A dollar rise above 115 yen is needed to break the downtrend and make a push towards this year's peak of 124.14 seen in June, analysts say, but such a shift is unlikely to happen.

"Given this big downturn in the dollar is due to concerns over the U.S. subprime mortgage crisis and credit-related losses at financial institutions, the dollar is highly unlikely to rise above that level and reverse its current trend," said Kengo Suzuki, a currency strategist at Shinko Securities.

Suzuki said there was a 95 percent chance the dollar could fall towards 101.50 yen next year -- a level near which the Japanese authorities have repeatedly intervened in the past to prevent any yen appreciation back into double-digit territory.

On Wednesday the dollar changed hands near 110.30 yen <JPY=>, holding off a 2-1/2-year low of 107.22 struck last week.

105 ON THE HORIZON

The 105 yen level is key because it marks an important zone where the dollar has bottomed in the past few years, especially in late 2003 and 2004, when the Japanese authorities intervened massively to prevent yen gains towards the 100 line.

Japan's Ministry of Finance spent about $140 billion buying dollars in the first quarter of 2004 alone, when the dollar fell as low as 103.40 yen.

Looking back over the past decade or so, the two major levels for the dollar remain the record low of 79.70 yen in 1995, from which it soared all the way up to 147.60 in 1998.

Since that 1998 peak -- when the Russian debt default and near-collapse of hedge fund giant LTCM sparked a massive unwinding of carry trades -- the dollar has not fallen under 101 yen.
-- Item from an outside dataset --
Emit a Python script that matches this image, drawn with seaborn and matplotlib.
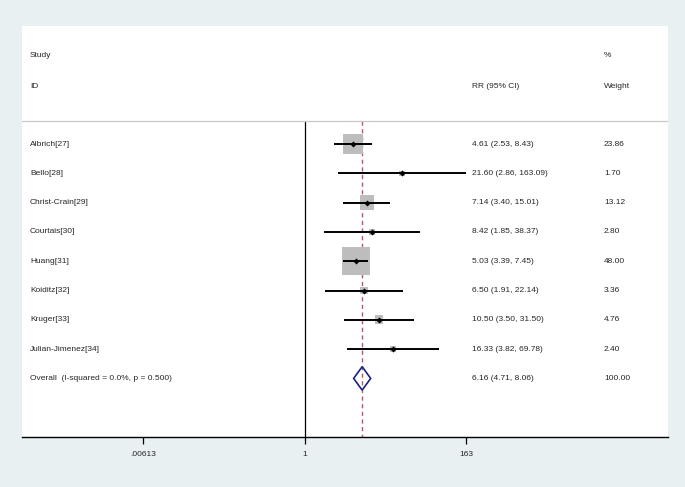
import numpy as np
import pandas as pd
import matplotlib
matplotlib.use("Agg")
import matplotlib.pyplot as plt
from matplotlib.patches import Polygon
import seaborn as sns

# Study-level data
studies = ["Albrich[27]", "Bello[28]", "Christ-Crain[29]", "Courtais[30]",
           "Huang[31]", "Koiditz[32]", "Kruger[33]", "Julian-Jimenez[34]"]
rr = [4.61, 21.60, 7.14, 8.42, 5.03, 6.50, 10.50, 16.33]
lower = [2.53, 2.86, 3.40, 1.85, 3.39, 1.91, 3.50, 3.82]
upper = [8.43, 163.09, 15.01, 38.37, 7.45, 22.14, 31.50, 69.78]
weight = [23.86, 1.70, 13.12, 2.80, 48.00, 3.36, 4.76, 2.40]

overall_label = "Overall  (I-squared = 0.0%, p = 0.500)"
overall_rr, overall_lo, overall_hi = 6.16, 4.71, 8.06

tick_values = [0.00613, 1, 163]
tick_labels = [".00613", "1", "163"]

df = pd.DataFrame({"study": studies, "rr": rr, "lo": lower, "hi": upper, "w": weight})
df["row"] = np.arange(len(df))

sns.set_style("white")
plt.rcParams["font.family"] = ["Liberation Sans", "DejaVu Sans"]

fig = plt.figure(figsize=(6.85, 4.87), dpi=100)
fig.patch.set_facecolor("#e8f0f2")
ax = fig.add_axes([22 / 685, 50 / 487, 646 / 685, 411 / 487])
ax.set_facecolor("white")

ax.set_xscale("log")
ax.set_xlim(10 ** -3.871, 10 ** 4.98)
ax.set_ylim(10.0, -4.03)

# reference lines
ax.plot([1, 1], [-0.78, 10.0], color="black", lw=0.9, zorder=1)
ax.plot([overall_rr, overall_rr], [-0.78, 10.0], color="#b35a62", lw=1.0,
        ls=(0, (3, 2.5)), zorder=1)
ax.axhline(-0.785, color="#c8c8c8", lw=0.9, zorder=1)

# weight boxes, area proportional to weight
sns.scatterplot(data=df, x="rr", y="row", size="w", sizes=(8.3 * min(weight), 8.3 * max(weight)),
                size_norm=(min(weight), max(weight)), marker="s", color="#bdbdbd",
                edgecolor="none", legend=False, ax=ax, zorder=2)

# confidence intervals
ax.hlines(df["row"], df["lo"], df["hi"], color="black", lw=1.4, zorder=3)
sns.scatterplot(data=df, x="rr", y="row", marker="D", s=8, color="black",
                edgecolor="black", legend=False, ax=ax, zorder=4)

# overall diamond
yo = len(df)
diamond = Polygon([[overall_lo, yo], [overall_rr, yo - 0.4], [overall_hi, yo], [overall_rr, yo + 0.4]],
                  closed=True, fill=False, edgecolor="#1c2280", lw=1.2, zorder=4)
ax.add_patch(diamond)

# text columns
fs = 6
tr = ax.get_yaxis_transform()
x_study, x_rr, x_w = (30 - 22) / 646, (472 - 22) / 646, (604 - 22) / 646
ax.text(x_study, -3.04, "Study", transform=tr, fontsize=fs, va="center")
ax.text(x_study, -1.98, "ID", transform=tr, fontsize=fs, va="center")
ax.text(x_rr, -1.98, "RR (95% CI)", transform=tr, fontsize=fs, va="center")
ax.text(x_w, -3.04, "%", transform=tr, fontsize=fs, va="center")
ax.text(x_w, -1.98, "Weight", transform=tr, fontsize=fs, va="center")
for i, r in df.iterrows():
    ax.text(x_study, r["row"], r["study"], transform=tr, fontsize=fs, va="center")
    ax.text(x_rr, r["row"], f"{r['rr']:.2f} ({r['lo']:.2f}, {r['hi']:.2f})",
            transform=tr, fontsize=fs, va="center")
    ax.text(x_w, r["row"], f"{r['w']:.2f}", transform=tr, fontsize=fs, va="center")
ax.text(x_study, yo, overall_label, transform=tr, fontsize=fs, va="center")
ax.text(x_rr, yo, f"{overall_rr:.2f} ({overall_lo:.2f}, {overall_hi:.2f})",
        transform=tr, fontsize=fs, va="center")
ax.text(x_w, yo, "100.00", transform=tr, fontsize=fs, va="center")

# axis styling
for side in ["top", "left", "right"]:
    ax.spines[side].set_visible(False)
ax.spines["bottom"].set_color("black")
ax.spines["bottom"].set_linewidth(1.0)
ax.set_yticks([])
ax.set_xticks(tick_values)
ax.set_xticklabels(tick_labels)
ax.xaxis.set_minor_locator(matplotlib.ticker.NullLocator())
ax.tick_params(axis="x", direction="out", length=5, width=0.9, color="black",
               labelsize=fs, pad=5, bottom=True)
ax.set_xlabel("")
ax.set_ylabel("")

fig.savefig("out.png", dpi=100, facecolor=fig.get_facecolor())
The lowest it has got was near 101.25 yen in late 1999.

A fall through 105 would target those 101 lows and possibly pave the way for a tumble back into double-digit territory for the first time since 1995.

Nicole Elliott, a technical strategist at Mizuho Corporate Bank in London, favors a fall towards 105 yen and notes that the dollar could be about to experience the rarity of back-to-back quarterly falls, depending on how December plays out.

Elliott reckoned the performance of Asian and some European currencies against the yen suggested the Japanese currency was ready for a bigger rise, saying sterling/yen's <GBPJPY=R> large head-and-shoulders this year indicated a "major topping pattern."

Other chart-watchers have said dollar/yen is converging within a broad sideways triangle pattern between the 1995 low and 1998 high.

How that triangle is broken will determine the medium-term direction.

Last week's 107.22 low took the dollar right near the bottom end of that triangle -- the upward trendline from the 1995 low that also touches the January 2005 trough.

The upper end of that triangle drawn off the 1998 high and this year's peak is now near 122.60.

David Solin, a partner at Foreign Exchange Analytics, said there was a risk of the dollar trading back towards the top of that triangle. The next few weeks would be a period of consolidation to determine the importance of the 107/108 low, he said in a note to clients.

Suzuki at Shinko Securities also says 108 is important when looking at a histogram that gauges how often the dollar finished within one yen intervals at the New York close between January 2000 and early November this year.

"The histogram, too, tells the 108 yen level is a psychologically important level for the dollar," Suzuki said.